4. Add 1 tablespoon salt and pasta to boiling water and cook until al dente, about 8 minutes. Reserve ½ c of cooking water. Place peas in colander, drain pasta through the same colander. The hot water will thaw the peas. Transfer the peas and pasta back to the pot and add the chicken, egg-chicken stock mixture and bacon. Stir; use the reserved pasta water if needed to loosen the mixture up. Serve with additional parmesan cheese.
Chipotle-Grilled Pork Tacos Serves 4
Halving the tenderloins lengthwise creates more surface area for the wet rub to develop into a flavorful crust. Serve these tacos with shredded cheese and lime wedges, if desired.
¼ cup mayonnaise
1 (8-ounce) can pineapple chunks in juice, drained and chopped, ¼ cup juice reserved.
3 T. minced fresh cilantro
3 garlic cloves, minced
1 ½ T. minced canned chipotle chilies in adobo
1 (8-ounce) bag coleslaw mix
3 scallions, sliced thin
2 pork tenderloins (1 ½-2 pounds total), sliced in half lengthwise
12 corn tortillas
1. Whisk mayonnaise, pineapple juice, cilantro, garlic, and chipotle in large bowl; reserve ¼ c mayo mixture, set aside. Add pineapple chunks, coleslaw mix, scallions, and ½ t. salt to bowl with remaining mayo mixture and toss to combine.

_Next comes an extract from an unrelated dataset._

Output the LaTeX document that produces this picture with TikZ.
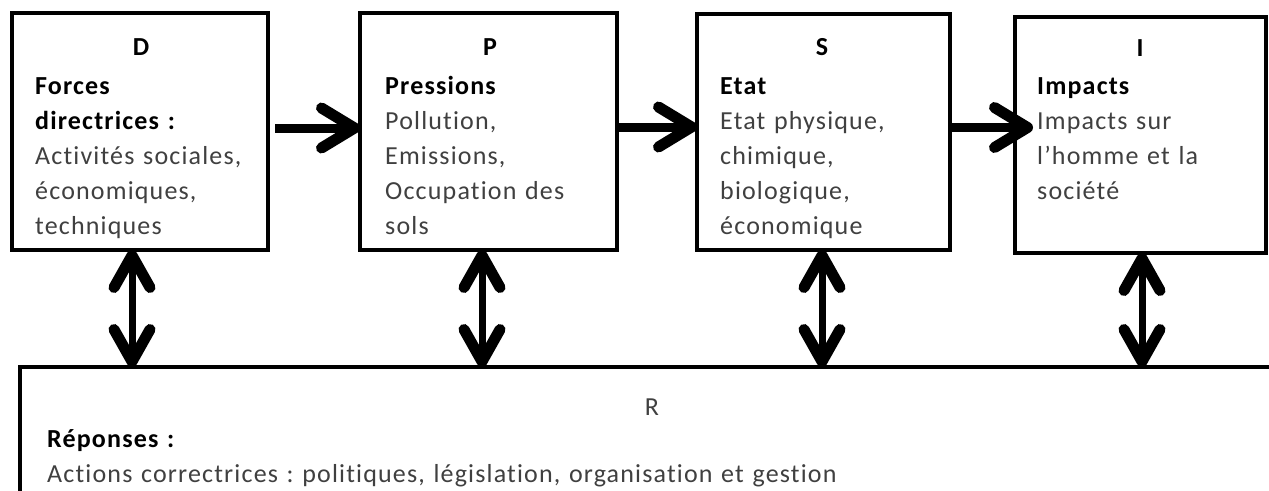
\documentclass[tikz,border=0pt]{standalone}
\usepackage{fontspec}
\setmainfont{Carlito}[LetterSpace=4.5, Ligatures=NoCommon]
\usetikzlibrary{arrows.meta}
\definecolor{txtgray}{HTML}{404040}
\frenchspacing
\tikzset{
  box/.style={draw, line width=4pt, inner sep=0pt, outer sep=0pt, anchor=north west, fill=white},
  ttl/.style={inner sep=0pt, anchor=base, font=\fontsize{26}{35}\selectfont\bfseries},
  body/.style={inner sep=0pt, anchor=base west, align=left, text width=300pt, font=\fontsize{26}{35}\selectfont\frenchspacing, text=txtgray},
  harr/.style={line width=9pt, -{Straight Barb[length=33pt,width=40pt,line width=11pt,round]}},
  varr/.style={line width=7pt, {Straight Barb[length=32pt,width=36pt,line width=11pt,round]}-{Straight Barb[length=32pt,width=36pt,line width=11pt,round]}}
}
\newcommand{\bk}[1]{{\color{black}\bfseries #1}}
\begin{document}
\begin{tikzpicture}[x=1pt,y=-1pt]
\useasboundingbox (0,0) rectangle (1269,490);
\clip (0,0) rectangle (1269,490);
% boxes
\node[box, minimum width=256pt, minimum height=237pt] (D) at (12,13) {};
\node[box, minimum width=257pt, minimum height=237pt] (P) at (360,13) {};
\node[box, minimum width=253pt, minimum height=236pt] (S) at (697,14) {};
\node[box, minimum width=251pt, minimum height=236pt] (I) at (1015,17) {};
\node[box, minimum width=1264pt, minimum height=153pt] (R) at (20,367) {};
% titles
\node[ttl] (Dt) at (141,55) {D};
\node[ttl] (Pt) at (490,55) {P};
\node[ttl] (St) at (822,55) {S};
\node[ttl] (It) at (1140,56) {I};
% body texts
\node[body] (Db) at (35,94) {\bk{Forces}\\\bk{directrices :}\\Activités sociales,\\économiques,\\techniques};
\node[body] (Pb) at (385,94) {\bk{Pressions}\\Pollution,\\Emissions,\\Occupation des\\sols};
\node[body] (Sb) at (720,94) {\bk{Etat}\\Etat physique,\\chimique,\\biologique,\\économique};
\node[body] (Ib) at (1037,94) {\bk{Impacts}\\Impacts sur\\l’homme et la\\société};
\node[body, anchor=base] (Rt) at (652,415) {\hfil R\hfil};
\node[body, text width=1000pt] (Rb) at (47,447) {\bk{Réponses :}\\Actions correctrices : politiques, législation, organisation et gestion};
% horizontal arrows
\coordinate (a1) at ([xshift=7pt,yshift=3.5pt]D.east);
\coordinate (a2) at ([yshift=4.5pt]P.east);
\coordinate (a3) at ([yshift=4.5pt]S.east);
\coordinate (a3e) at ([xshift=18pt]a3 -| I.west);
\draw[harr] (a1) -- (a1 -| P.west);
\draw[harr] (a2) -- (a2 -| S.west);
\draw[harr] (a3) -- (a3e);
% vertical double arrows
\coordinate (v1) at ([xshift=-8pt]D.south);
\coordinate (v2) at ([xshift=-6.5pt]P.south);
\coordinate (v3) at ([xshift=-1.5pt]S.south);
\coordinate (v4) at ([xshift=1.5pt]I.south);
\draw[varr] (v1) -- (v1 |- R.north);
\draw[varr] (v2) -- (v2 |- R.north);
\draw[varr] (v3) -- (v3 |- R.north);
\draw[varr] (v4) -- (v4 |- R.north);
\end{tikzpicture}
\end{document}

2. Pat pork dry with paper towels and season with salt. Rub with reserved mayo mixture. Heat a large skillet with a couple of T. of vegetable oil. Brown the meat on all sides about 6-8 minutes. Remove from heat, tent and allow to rest.
3. Meanwhile-grill the corn tortillas over an open flame on a gas stove or in a dry skillet till slightly blistered.
4. Slice pork thin, arrange on tortillas, and top with coleslaw. Enjoy.